PROMPT. All the data should be repeated exactly. Any image in it is left out.

◆ ◆ ◆ ◆ ◆

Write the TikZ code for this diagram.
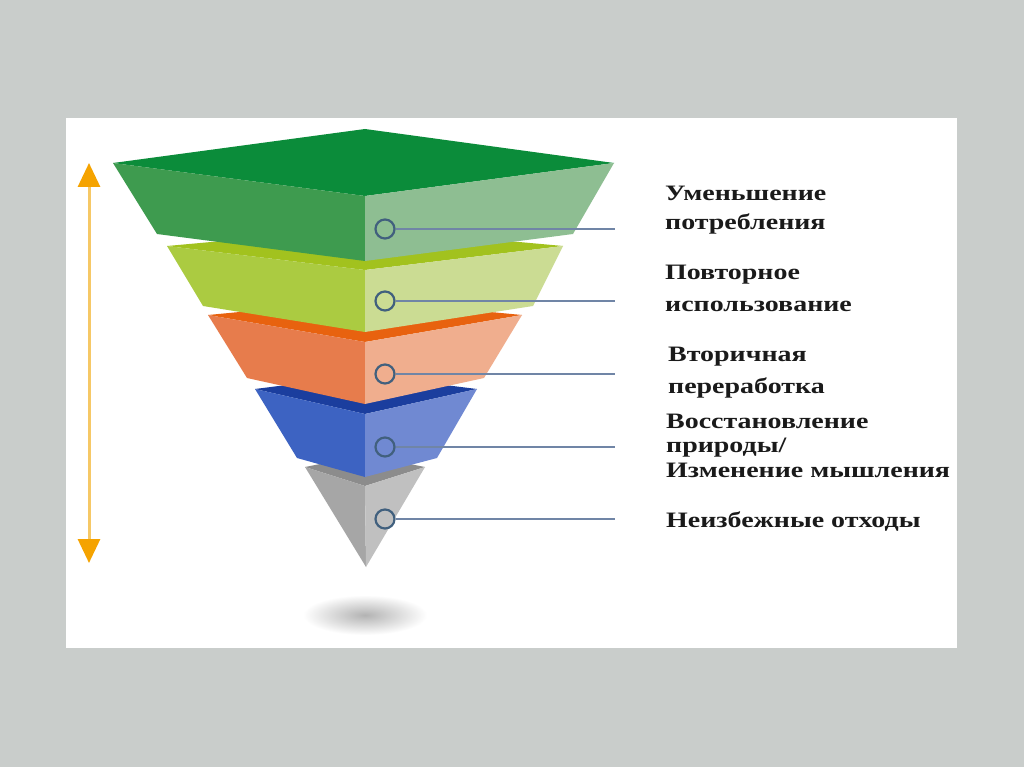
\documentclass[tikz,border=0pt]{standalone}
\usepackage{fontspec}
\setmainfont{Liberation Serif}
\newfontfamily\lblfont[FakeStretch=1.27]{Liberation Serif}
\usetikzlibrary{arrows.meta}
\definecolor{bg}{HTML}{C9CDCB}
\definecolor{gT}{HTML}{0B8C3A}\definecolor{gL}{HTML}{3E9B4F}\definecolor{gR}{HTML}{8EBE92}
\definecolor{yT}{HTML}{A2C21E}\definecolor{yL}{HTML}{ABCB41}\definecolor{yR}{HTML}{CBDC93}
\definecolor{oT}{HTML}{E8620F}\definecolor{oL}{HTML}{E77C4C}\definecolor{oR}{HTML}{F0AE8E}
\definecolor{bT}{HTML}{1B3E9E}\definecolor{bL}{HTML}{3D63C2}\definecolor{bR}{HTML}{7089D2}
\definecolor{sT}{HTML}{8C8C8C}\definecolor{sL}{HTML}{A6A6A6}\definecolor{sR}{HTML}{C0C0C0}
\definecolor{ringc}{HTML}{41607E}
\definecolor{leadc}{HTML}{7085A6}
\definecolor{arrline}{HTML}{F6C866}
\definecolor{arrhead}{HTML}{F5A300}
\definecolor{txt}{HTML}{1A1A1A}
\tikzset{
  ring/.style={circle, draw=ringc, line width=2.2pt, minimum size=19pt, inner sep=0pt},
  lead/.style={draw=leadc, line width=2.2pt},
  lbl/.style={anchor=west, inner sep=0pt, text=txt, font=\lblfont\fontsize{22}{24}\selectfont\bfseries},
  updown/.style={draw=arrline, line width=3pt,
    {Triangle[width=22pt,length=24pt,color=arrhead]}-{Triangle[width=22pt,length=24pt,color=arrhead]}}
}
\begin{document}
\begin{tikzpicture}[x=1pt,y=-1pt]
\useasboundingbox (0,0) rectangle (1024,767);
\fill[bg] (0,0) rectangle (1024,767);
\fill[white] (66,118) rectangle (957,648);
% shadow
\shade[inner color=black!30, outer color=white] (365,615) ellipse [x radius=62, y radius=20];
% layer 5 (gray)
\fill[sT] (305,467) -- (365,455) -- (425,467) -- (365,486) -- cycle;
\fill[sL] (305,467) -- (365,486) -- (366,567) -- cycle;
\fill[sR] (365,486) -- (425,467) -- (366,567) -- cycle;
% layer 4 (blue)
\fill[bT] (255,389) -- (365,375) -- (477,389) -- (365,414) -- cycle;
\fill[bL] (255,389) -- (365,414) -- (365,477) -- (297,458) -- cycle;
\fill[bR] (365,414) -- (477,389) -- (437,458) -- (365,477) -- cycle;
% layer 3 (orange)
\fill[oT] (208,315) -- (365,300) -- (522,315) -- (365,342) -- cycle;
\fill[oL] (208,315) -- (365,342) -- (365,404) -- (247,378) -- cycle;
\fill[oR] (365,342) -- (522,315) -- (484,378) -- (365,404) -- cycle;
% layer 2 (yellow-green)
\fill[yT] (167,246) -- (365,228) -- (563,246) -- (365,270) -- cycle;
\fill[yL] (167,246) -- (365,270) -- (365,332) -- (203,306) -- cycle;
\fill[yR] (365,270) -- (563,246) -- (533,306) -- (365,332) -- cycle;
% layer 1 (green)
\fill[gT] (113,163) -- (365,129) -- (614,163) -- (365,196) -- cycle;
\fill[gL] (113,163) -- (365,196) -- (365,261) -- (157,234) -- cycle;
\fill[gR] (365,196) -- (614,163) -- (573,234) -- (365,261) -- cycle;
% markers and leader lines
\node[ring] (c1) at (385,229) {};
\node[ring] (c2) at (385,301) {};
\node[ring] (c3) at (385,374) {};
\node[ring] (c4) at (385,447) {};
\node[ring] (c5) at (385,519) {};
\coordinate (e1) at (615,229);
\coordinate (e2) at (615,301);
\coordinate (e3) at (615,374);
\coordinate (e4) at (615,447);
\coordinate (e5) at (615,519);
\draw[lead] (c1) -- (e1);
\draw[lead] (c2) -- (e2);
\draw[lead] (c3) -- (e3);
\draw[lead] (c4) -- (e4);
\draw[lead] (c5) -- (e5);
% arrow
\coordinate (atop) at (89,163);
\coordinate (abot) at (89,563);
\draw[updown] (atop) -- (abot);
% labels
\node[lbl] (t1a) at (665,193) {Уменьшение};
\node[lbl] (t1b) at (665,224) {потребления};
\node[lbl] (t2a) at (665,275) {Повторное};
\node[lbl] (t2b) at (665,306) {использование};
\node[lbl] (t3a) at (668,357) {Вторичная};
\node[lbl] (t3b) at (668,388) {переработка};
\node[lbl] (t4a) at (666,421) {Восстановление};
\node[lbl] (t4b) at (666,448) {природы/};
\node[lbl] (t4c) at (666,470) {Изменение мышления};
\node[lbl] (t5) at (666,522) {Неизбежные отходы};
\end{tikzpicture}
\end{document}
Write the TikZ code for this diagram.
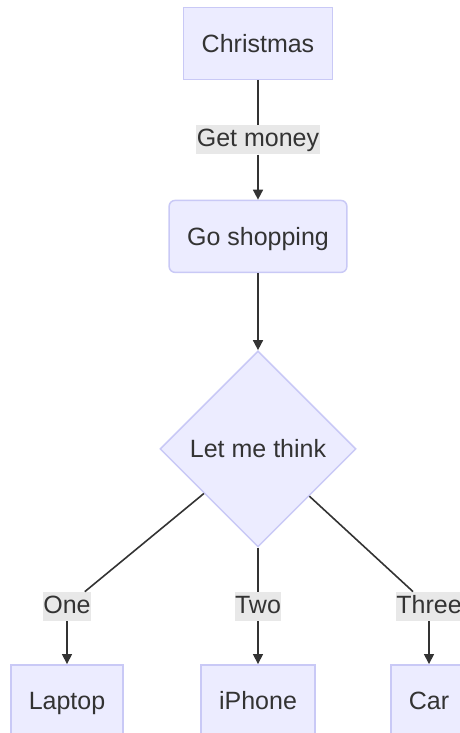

◆ ◆ ◆ ◆ ◆

FULL ANSWER.
Write the TikZ code for this diagram.
\documentclass[tikz,border=0pt]{standalone}
\usepackage{fontspec}
\setmainfont{Liberation Serif}
\newfontfamily\lblfont[FakeStretch=1.27]{Liberation Serif}
\usetikzlibrary{arrows.meta}
\definecolor{bg}{HTML}{C9CDCB}
\definecolor{gT}{HTML}{0B8C3A}\definecolor{gL}{HTML}{3E9B4F}\definecolor{gR}{HTML}{8EBE92}
\definecolor{yT}{HTML}{A2C21E}\definecolor{yL}{HTML}{ABCB41}\definecolor{yR}{HTML}{CBDC93}
\definecolor{oT}{HTML}{E8620F}\definecolor{oL}{HTML}{E77C4C}\definecolor{oR}{HTML}{F0AE8E}
\definecolor{bT}{HTML}{1B3E9E}\definecolor{bL}{HTML}{3D63C2}\definecolor{bR}{HTML}{7089D2}
\definecolor{sT}{HTML}{8C8C8C}\definecolor{sL}{HTML}{A6A6A6}\definecolor{sR}{HTML}{C0C0C0}
\definecolor{ringc}{HTML}{41607E}
\definecolor{leadc}{HTML}{7085A6}
\definecolor{arrline}{HTML}{F6C866}
\definecolor{arrhead}{HTML}{F5A300}
\definecolor{txt}{HTML}{1A1A1A}
\tikzset{
  ring/.style={circle, draw=ringc, line width=2.2pt, minimum size=19pt, inner sep=0pt},
  lead/.style={draw=leadc, line width=2.2pt},
  lbl/.style={anchor=west, inner sep=0pt, text=txt, font=\lblfont\fontsize{22}{24}\selectfont\bfseries},
  updown/.style={draw=arrline, line width=3pt,
    {Triangle[width=22pt,length=24pt,color=arrhead]}-{Triangle[width=22pt,length=24pt,color=arrhead]}}
}
\begin{document}
\begin{tikzpicture}[x=1pt,y=-1pt]
\useasboundingbox (0,0) rectangle (1024,767);
\fill[bg] (0,0) rectangle (1024,767);
\fill[white] (66,118) rectangle (957,648);
% shadow
\shade[inner color=black!30, outer color=white] (365,615) ellipse [x radius=62, y radius=20];
% layer 5 (gray)
\fill[sT] (305,467) -- (365,455) -- (425,467) -- (365,486) -- cycle;
\fill[sL] (305,467) -- (365,486) -- (366,567) -- cycle;
\fill[sR] (365,486) -- (425,467) -- (366,567) -- cycle;
% layer 4 (blue)
\fill[bT] (255,389) -- (365,375) -- (477,389) -- (365,414) -- cycle;
\fill[bL] (255,389) -- (365,414) -- (365,477) -- (297,458) -- cycle;
\fill[bR] (365,414) -- (477,389) -- (437,458) -- (365,477) -- cycle;
% layer 3 (orange)
\fill[oT] (208,315) -- (365,300) -- (522,315) -- (365,342) -- cycle;
\fill[oL] (208,315) -- (365,342) -- (365,404) -- (247,378) -- cycle;
\fill[oR] (365,342) -- (522,315) -- (484,378) -- (365,404) -- cycle;
% layer 2 (yellow-green)
\fill[yT] (167,246) -- (365,228) -- (563,246) -- (365,270) -- cycle;
\fill[yL] (167,246) -- (365,270) -- (365,332) -- (203,306) -- cycle;
\fill[yR] (365,270) -- (563,246) -- (533,306) -- (365,332) -- cycle;
% layer 1 (green)
\fill[gT] (113,163) -- (365,129) -- (614,163) -- (365,196) -- cycle;
\fill[gL] (113,163) -- (365,196) -- (365,261) -- (157,234) -- cycle;
\fill[gR] (365,196) -- (614,163) -- (573,234) -- (365,261) -- cycle;
% markers and leader lines
\node[ring] (c1) at (385,229) {};
\node[ring] (c2) at (385,301) {};
\node[ring] (c3) at (385,374) {};
\node[ring] (c4) at (385,447) {};
\node[ring] (c5) at (385,519) {};
\coordinate (e1) at (615,229);
\coordinate (e2) at (615,301);
\coordinate (e3) at (615,374);
\coordinate (e4) at (615,447);
\coordinate (e5) at (615,519);
\draw[lead] (c1) -- (e1);
\draw[lead] (c2) -- (e2);
\draw[lead] (c3) -- (e3);
\draw[lead] (c4) -- (e4);
\draw[lead] (c5) -- (e5);
% arrow
\coordinate (atop) at (89,163);
\coordinate (abot) at (89,563);
\draw[updown] (atop) -- (abot);
% labels
\node[lbl] (t1a) at (665,193) {Уменьшение};
\node[lbl] (t1b) at (665,224) {потребления};
\node[lbl] (t2a) at (665,275) {Повторное};
\node[lbl] (t2b) at (665,306) {использование};
\node[lbl] (t3a) at (668,357) {Вторичная};
\node[lbl] (t3b) at (668,388) {переработка};
\node[lbl] (t4a) at (666,421) {Восстановление};
\node[lbl] (t4b) at (666,448) {природы/};
\node[lbl] (t4c) at (666,470) {Изменение мышления};
\node[lbl] (t5) at (666,522) {Неизбежные отходы};
\end{tikzpicture}
\end{document}
Write the TikZ code for this diagram.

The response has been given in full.